OGH1Ob39/10g20.4.2010

Der Oberste Gerichtshof hat als Revisionsgericht durch den Vizepräsidenten Dr. Gerstenecker als Vorsitzenden und die Hofräte Univ.-Prof. Dr. Bydlinski, Dr. Fichtenau, Dr. Grohmann und Dr. E. Solé als weitere Richter in der Rechtssache der klagenden Partei U***** AG, *****, vertreten durch Dr. Hans-Peter Ullmann, Dr. Stefan Geiler, Mag. Priska Seeber und MMag. Dr. Stefan Dorner, Rechtsanwälte in Innsbruck, gegen die beklagte Partei Branka P*****, vertreten durch Mag.

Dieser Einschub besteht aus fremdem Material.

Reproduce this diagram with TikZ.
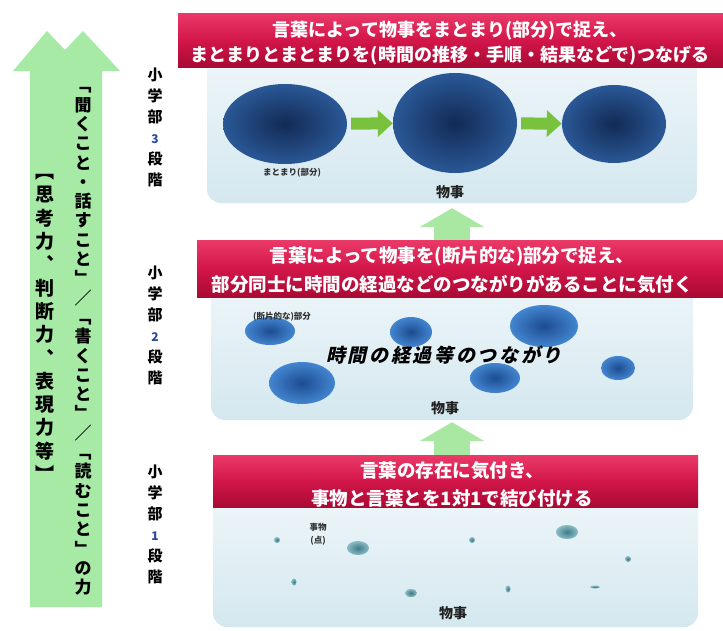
\documentclass[tikz,border=0pt]{standalone}
\usepackage{fontspec}
\setmainfont{Noto Sans CJK JP}
\newfontfamily\jpit[FakeSlant=0.22,LetterSpace=14]{Noto Sans CJK JP}
\usetikzlibrary{shapes.geometric,arrows.meta}
\definecolor{bannerTop}{HTML}{EA3A68}
\definecolor{bannerMid}{HTML}{D3164A}
\definecolor{bannerBot}{HTML}{A80A33}
\definecolor{panelTop}{HTML}{EEF6F9}
\definecolor{panelBot}{HTML}{D4E8EF}
\definecolor{bigGreen}{HTML}{A6EAA6}
\definecolor{upGreen}{HTML}{A9E8A2}
\definecolor{rightGreen}{HTML}{78C23E}
\definecolor{blueAin}{HTML}{122A55}
\definecolor{blueAout}{HTML}{2A5896}
\definecolor{blueBin}{HTML}{1C4C90}
\definecolor{blueBout}{HTML}{4385D0}
\definecolor{tealIn}{HTML}{3C7C88}
\definecolor{tealOut}{HTML}{8CBCC4}
\definecolor{thingText}{HTML}{222222}
\definecolor{smallText}{HTML}{333333}
\definecolor{numBlue}{HTML}{2A4A9A}
\tikzset{
  banner/.style={rectangle, inner sep=0pt, top color=bannerTop, bottom color=bannerBot, middle color=bannerMid},
  bannertext/.style={text=white, align=center, inner sep=0pt},
  panel/.style={rectangle, rounded corners=14pt, inner sep=0pt, top color=panelTop, bottom color=panelBot},
  blobA/.style={ellipse, inner sep=0pt, inner color=blueAin, outer color=blueAout},
  blobB/.style={ellipse, inner sep=0pt, inner color=blueBin, outer color=blueBout},
  blobC/.style={ellipse, inner sep=0pt, inner color=tealIn, outer color=tealOut},
  rarrow/.style={line width=12pt, draw=rightGreen, -{Triangle[length=15pt,width=26pt]}, shorten <=4pt},
  uparrow/.style={line width=36pt, draw=upGreen, -{Triangle[length=19pt,width=64pt]}},
  sidelabel/.style={align=center, font=\bfseries\fontsize{15}{21}\selectfont, inner sep=0pt},
  thing/.style={font=\bfseries\fontsize{14}{14}\selectfont, text=thingText, inner sep=0pt},
  smalllabel/.style={font=\bfseries\fontsize{8.5}{13}\selectfont, text=smallText, inner sep=0pt, align=center},
  vcol/.style={align=center, inner sep=0pt, text=black},
}
\begin{document}
\begin{tikzpicture}[x=1pt,y=-1pt]
\useasboundingbox (0,0) rectangle (723,630);
\fill[white] (0,0) rectangle (723,630);

% big left arrow
\fill[bigGreen] (30,607) -- (30,71) -- (13,71) -- (47,31) -- (65,50) -- (83,31) -- (120,71) -- (102,71) -- (102,607) -- cycle;
\node[vcol, font=\bfseries\fontsize{17}{19.3}\selectfont] (col1) at (83,341.5)
 {﹁\\聞\\く\\こ\\と\\・\\話\\す\\こ\\と\\﹂\\／\\﹁\\書\\く\\こ\\と\\﹂\\／\\﹁\\読\\む\\こ\\と\\﹂\\の\\力};
\node[vcol, font=\bfseries\fontsize{19}{23.3}\selectfont] (col2) at (45,328)
 {︻\\思\\考\\力\\︑\\判\\断\\力\\︑\\表\\現\\力\\等\\︼};

% side labels
\node[sidelabel] (s3) at (155,127) {小\\学\\部\\{\fontsize{12}{12}\selectfont\color{numBlue}3}\\段\\階};
\node[sidelabel] (s2) at (155,325) {小\\学\\部\\{\fontsize{12}{12}\selectfont\color{numBlue}2}\\段\\階};
\node[sidelabel] (s1) at (155,524) {小\\学\\部\\{\fontsize{12}{12}\selectfont\color{numBlue}1}\\段\\階};

% panels
\node[panel, minimum width=490pt, minimum height=148pt] (p3) at (452,129) {};
\node[panel, minimum width=482pt, minimum height=140pt] (p2) at (452,350) {};
\node[panel, minimum width=485pt, minimum height=132pt] (p1) at (455.5,561) {};

% up arrows
\draw[uparrow, shorten >=5pt] (p3.south |- 0,241) -- (p3.south);
\draw[uparrow, shorten >=2pt] (p2.south |- 0,456) -- (p2.south);

% banners
\node[banner, minimum width=545pt, minimum height=54pt] (b3) at (450.5,40) {};
\node[banner, minimum width=526pt, minimum height=57pt] (b2) at (460,268.5) {};
\node[banner, minimum width=485pt, minimum height=52pt] (b1) at (455.5,481) {};
\node[bannertext, font=\bfseries\fontsize{18}{25}\selectfont] (t3) at (450,43.5)
 {言葉によって物事をまとまり(部分)で捉え、\\まとまりとまとまりを(時間の推移・手順・結果などで)つなげる};
\node[bannertext, font=\bfseries\fontsize{18.5}{29}\selectfont] (t2) at (452,270.5)
 {言葉によって物事を(断片的な)部分で捉え、\\部分同士に時間の経過などのつながりがあることに気付く};
\node[bannertext, font=\bfseries\fontsize{18.5}{28}\selectfont] (t1) at (452,484)
 {言葉の存在に気付き、\\事物と言葉とを1対1で結び付ける};

% top panel content
\node[blobA, minimum width=124pt, minimum height=80pt] (a1) at (285,124) {};
\node[blobA, minimum width=124pt, minimum height=100pt] (a2) at (455,123) {};
\node[blobA, minimum width=104pt, minimum height=78pt] (a3) at (614,124) {};
\draw[rarrow] (a1) -- (a2);
\draw[rarrow] (a2) -- (a3);
\node[smalllabel] (l3) at (292,173) {まとまり(部分)};
\node[thing] (o3) at (450,192) {物事};

% middle panel content
\node[blobB, minimum width=50pt, minimum height=28pt] (m1) at (270,331) {};
\node[blobB, minimum width=42pt, minimum height=30pt] (m2) at (411,332) {};
\node[blobB, minimum width=68pt, minimum height=42pt] (m3) at (544,326) {};
\node[blobB, minimum width=66pt, minimum height=42pt] (m4) at (302,383) {};
\node[blobB, minimum width=50pt, minimum height=30pt] (m5) at (495,378) {};
\node[blobB, minimum width=34pt, minimum height=24pt] (m6) at (618,368) {};
\node[smalllabel] (l2) at (282,317) {(断片的な)部分};
\node[inner sep=0pt, font=\jpit\bfseries\fontsize{19}{19}\selectfont] (c2) at (444,355) {時間の経過等のつながり};
\node[thing] (o2) at (445,408) {物事};

% bottom panel content
\node[blobC, minimum width=6pt, minimum height=6pt] (d1) at (277,540) {};
\node[blobC, minimum width=22pt, minimum height=14pt] (d2) at (358,548) {};
\node[blobC, minimum width=6pt, minimum height=6pt] (d3) at (472,540) {};
\node[blobC, minimum width=22pt, minimum height=14pt] (d4) at (567,532) {};
\node[blobC, minimum width=6pt, minimum height=6pt] (d5) at (628,559) {};
\node[blobC, minimum width=5pt, minimum height=7pt] (d6) at (294,582) {};
\node[blobC, minimum width=12pt, minimum height=8pt] (d7) at (411,593) {};
\node[blobC, minimum width=5pt, minimum height=7pt] (d8) at (508,589) {};
\node[blobC, minimum width=10pt, minimum height=3pt] (d9) at (595,587) {};
\node[smalllabel] (l1) at (318,534) {事物\\(点)};
\node[thing] (o1) at (453,613) {物事};
\end{tikzpicture}
\end{document}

Gerhard Brandstätter, Rechtsanwalt in Innsbruck, wegen 7.270 EUR sA, über die Revision der klagenden Partei gegen das Urteil des Oberlandesgerichts Innsbruck als Berufungsgericht vom 24. November 2009, GZ 4 R 245/09z-32, mit dem das Urteil des Landesgerichts Innsbruck vom 25. Juli 2009, GZ 5 Cg 208/08d-27, abgeändert wurde, in nichtöffentlicher Sitzung zu Recht erkannt:

 

Spruch:

Der Revision wird Folge gegeben.

Das angefochtene Urteil wird dahin abgeändert, dass das Urteil des Erstgerichts, das in der Abweisung des Zinsenmehrbegehrens rechtskräftig ist, wiederhergestellt wird.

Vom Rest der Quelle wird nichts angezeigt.